--- Begin ---

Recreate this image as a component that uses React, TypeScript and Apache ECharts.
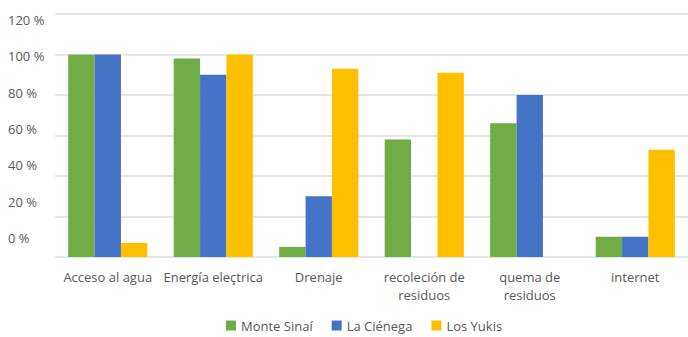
import React, { useEffect, useRef } from "react";
import * as echarts from "echarts";

const categories = [
  "Acceso al agua",
  "Energía eleçtrica",
  "Drenaje",
  "recoleción de\nresiduos",
  "quema de\nresiduos",
  "internet",
];
const monteSinai = [100, 98, 5, 58, 66, 10];
const laCienega = [100, 90, 30, 0, 80, 10];
const losYukis = [7, 100, 93, 91, 0, 53];
const yTicks = [0, 20, 40, 60, 80, 100, 120];

const FONT = "'Open Sans', 'Noto Sans', sans-serif";
const TXT = "#595959";

export default function App() {
  const ref = useRef<HTMLDivElement>(null);
  useEffect(() => {
    if (!ref.current) return;
    const chart = echarts.init(ref.current, undefined, { renderer: "svg" });
    const yMax = yTicks[yTicks.length - 1];
    const step = yTicks[1] - yTicks[0];
    chart.setOption({
      animation: false,
      backgroundColor: "#ffffff",
      textStyle: { fontFamily: FONT },
      grid: [
        { left: 55, top: 14, width: 638, height: 243 },
        { left: 8, top: 20, width: 10, height: 218 },
      ],
      legend: {
        left: 221,
        top: 314,
        padding: 5,
        itemWidth: 10,
        itemHeight: 10,
        itemGap: 19,
        icon: "rect",
        textStyle: { color: TXT, fontSize: 13, fontFamily: FONT },
        data: ["Monte Sinaí", "La Ciénega", "Los Yukis"],
      },
      xAxis: [
        {
          type: "category",
          gridIndex: 0,
          data: categories,
          axisLine: { show: false },
          axisTick: { show: false },
          axisLabel: {
            color: TXT,
            fontSize: 13,
            fontFamily: FONT,
            margin: 11,
            lineHeight: 18,
            interval: 0,
          },
        },
        { type: "value", gridIndex: 1, show: false },
      ],
      yAxis: [
        {
          type: "value",
          gridIndex: 0,
          min: 0,
          max: yMax,
          interval: step,
          axisLabel: { show: false },
          axisLine: { show: false },
          axisTick: { show: false },
          splitLine: { lineStyle: { color: "#dedede", width: 1.5 } },
        },
        {
          type: "value",
          gridIndex: 1,
          min: 0,
          max: yMax,
          interval: step,
          axisLine: { show: false },
          axisTick: { show: false },
          splitLine: { show: false },
          axisLabel: {
            color: TXT,
            fontSize: 13,
            fontFamily: FONT,
            align: "left",
            margin: 0,
            formatter: (v: number) => `${v} %`,
          },
        },
      ],
      series: [
        {
          name: "Monte Sinaí",
          type: "bar",
          data: monteSinai,
          itemStyle: { color: "#70AD47" },
          barGap: "0%",
          barCategoryGap: "25%",
        },
        {
          name: "La Ciénega",
          type: "bar",
          data: laCienega,
          itemStyle: { color: "#4472C4" },
          barGap: "0%",
          barCategoryGap: "25%",
        },
        {
          name: "Los Yukis",
          type: "bar",
          data: losYukis,
          itemStyle: { color: "#FFC000" },
          barGap: "0%",
          barCategoryGap: "25%",
        },
      ],
    });
    return () => chart.dispose();
  }, []);
  return <div ref={ref} style={{ width: 688, height: 337, position: "absolute", left: 0, top: 0 }} />;
}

--- End ---

▶ **Exercise**
Copy out all of the data word for word. Do not carry over any picture.

▶ **Final answer**
Recreate this image as a component that uses React, TypeScript and Apache ECharts.
import React, { useEffect, useRef } from "react";
import * as echarts from "echarts";

const categories = [
  "Acceso al agua",
  "Energía eleçtrica",
  "Drenaje",
  "recoleción de\nresiduos",
  "quema de\nresiduos",
  "internet",
];
const monteSinai = [100, 98, 5, 58, 66, 10];
const laCienega = [100, 90, 30, 0, 80, 10];
const losYukis = [7, 100, 93, 91, 0, 53];
const yTicks = [0, 20, 40, 60, 80, 100, 120];

const FONT = "'Open Sans', 'Noto Sans', sans-serif";
const TXT = "#595959";

export default function App() {
  const ref = useRef<HTMLDivElement>(null);
  useEffect(() => {
    if (!ref.current) return;
    const chart = echarts.init(ref.current, undefined, { renderer: "svg" });
    const yMax = yTicks[yTicks.length - 1];
    const step = yTicks[1] - yTicks[0];
    chart.setOption({
      animation: false,
      backgroundColor: "#ffffff",
      textStyle: { fontFamily: FONT },
      grid: [
        { left: 55, top: 14, width: 638, height: 243 },
        { left: 8, top: 20, width: 10, height: 218 },
      ],
      legend: {
        left: 221,
        top: 314,
        padding: 5,
        itemWidth: 10,
        itemHeight: 10,
        itemGap: 19,
        icon: "rect",
        textStyle: { color: TXT, fontSize: 13, fontFamily: FONT },
        data: ["Monte Sinaí", "La Ciénega", "Los Yukis"],
      },
      xAxis: [
        {
          type: "category",
          gridIndex: 0,
          data: categories,
          axisLine: { show: false },
          axisTick: { show: false },
          axisLabel: {
            color: TXT,
            fontSize: 13,
            fontFamily: FONT,
            margin: 11,
            lineHeight: 18,
            interval: 0,
          },
        },
        { type: "value", gridIndex: 1, show: false },
      ],
      yAxis: [
        {
          type: "value",
          gridIndex: 0,
          min: 0,
          max: yMax,
          interval: step,
          axisLabel: { show: false },
          axisLine: { show: false },
          axisTick: { show: false },
          splitLine: { lineStyle: { color: "#dedede", width: 1.5 } },
        },
        {
          type: "value",
          gridIndex: 1,
          min: 0,
          max: yMax,
          interval: step,
          axisLine: { show: false },
          axisTick: { show: false },
          splitLine: { show: false },
          axisLabel: {
            color: TXT,
            fontSize: 13,
            fontFamily: FONT,
            align: "left",
            margin: 0,
            formatter: (v: number) => `${v} %`,
          },
        },
      ],
      series: [
        {
          name: "Monte Sinaí",
          type: "bar",
          data: monteSinai,
          itemStyle: { color: "#70AD47" },
          barGap: "0%",
          barCategoryGap: "25%",
        },
        {
          name: "La Ciénega",
          type: "bar",
          data: laCienega,
          itemStyle: { color: "#4472C4" },
          barGap: "0%",
          barCategoryGap: "25%",
        },
        {
          name: "Los Yukis",
          type: "bar",
          data: losYukis,
          itemStyle: { color: "#FFC000" },
          barGap: "0%",
          barCategoryGap: "25%",
        },
      ],
    });
    return () => chart.dispose();
  }, []);
  return <div ref={ref} style={{ width: 688, height: 337, position: "absolute", left: 0, top: 0 }} />;
}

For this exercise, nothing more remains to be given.